There're many decent web-based proprietary mail solutions, and I was really excited once Nylas Mail showed up, even though it's Electron-based. And then instantly disappointed by its license. Later, I was considering switching to Nylas Mail when they re-licensed their open-source client, but turned out by "please use this" they still require you to opt-in with Nylas Identity tied to Nylas Cloud[1] They could only help replace free (from mail vendors) Thunderbird, playing by the rules of the Thunderbird.
> but turned out by "please use this" they still require you to opt-in with Nylas Identity tied to Nylas Cloud
We're talking about Thunderbird development. When I wrote that they changed to a compatible license and reached out to say "please use this", that's not referring to their attempt to get users. That's a reference to their attempt to donate their code and energy towards improving Thunderbird.
> They could only help replace free (from mail vendors) Thunderbird, playing by the rules of the Thunderbird.

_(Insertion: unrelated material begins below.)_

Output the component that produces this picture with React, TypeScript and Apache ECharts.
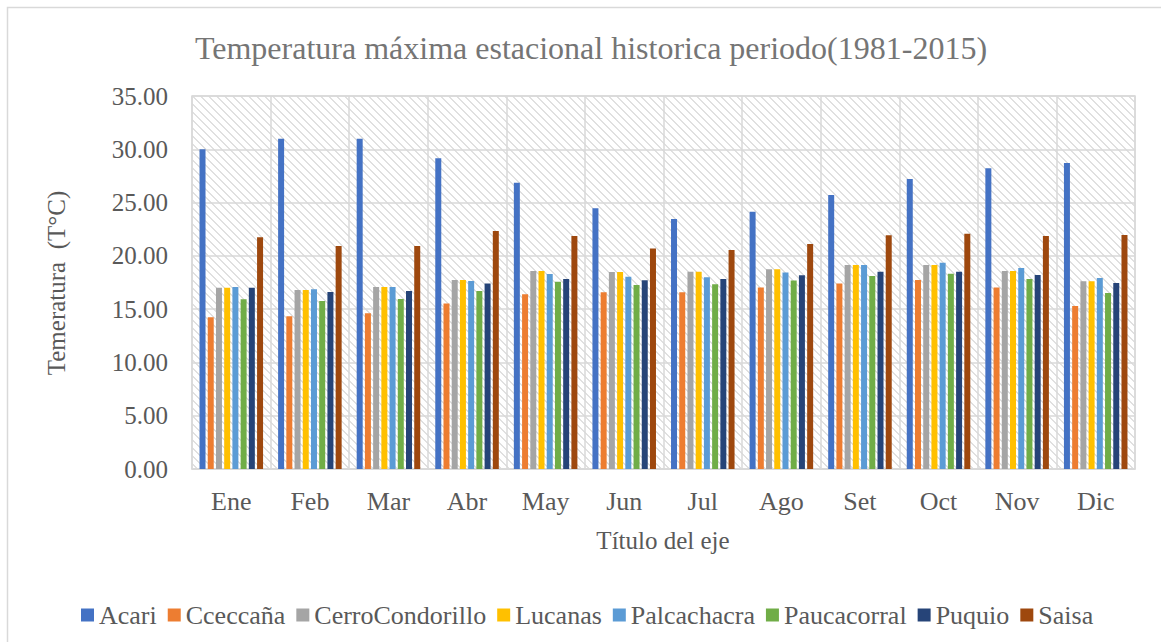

> That's a reference to their [Nylos]* attempt to donate their code and energy towards improving Thunderbird.
(*My edit in brackets) You meant towards improving Nylas Mail, not Thunderbird? If not, I don't get any sense in this argument, it sounds like Nylas was reaching out Mozilla to replace Thunderbird with their re-licensed Nylas Mail. I'm not sure that ever happened (and I'm not sure GPL is a totally suitable license for Mozilla Foundation[1]). If you made a typo and meant "Nylas Mail", then I get your argument about development, but I see how community (me included) would be reluctant to make any contributions into a not entirely free product without forking.
> Huh?
Simply put, I'm fully agree that upstream Thunderbird could clearly indicate their will to move off Gecko to stimulate code contributions from community. I see how it might work out for the already popular, long time-tested, free Thunderbird, but I don't believe Nylos Mail is the same case here.
> My edit in brackets) You meant towards improving Nylas Mail, not Thunderbird?
No. What I wrote is what I meant.
> it sounds like Nylas was reaching out Mozilla to replace Thunderbird with their re-licensed Nylas Mail
Yes. (But not "replace", necessarily. Replace parts. Merge. Improve.)
> I'm not sure that ever happened
Uh, okay? If you hadn't heard that before, that's... fine. But, I mean, now you have. And I don't know what else to say.
> I'm not sure GPL is a totally suitable license for Mozilla Foundation
You're right; it's not. Thunderbird is MPL. They can't accept GPL contributions and continue to make releases available under MPL. That's why I specifically mentioned how Nylas relicensed their code to one that is compatible (MIT).
> I'm fully agree that upstream Thunderbird could clearly indicate their will to move off Gecko
I didn't say move off Gecko. I said dropping XUL. Moving off Gecko is almost definitely not in plans for the short term, and probably not even in the long term.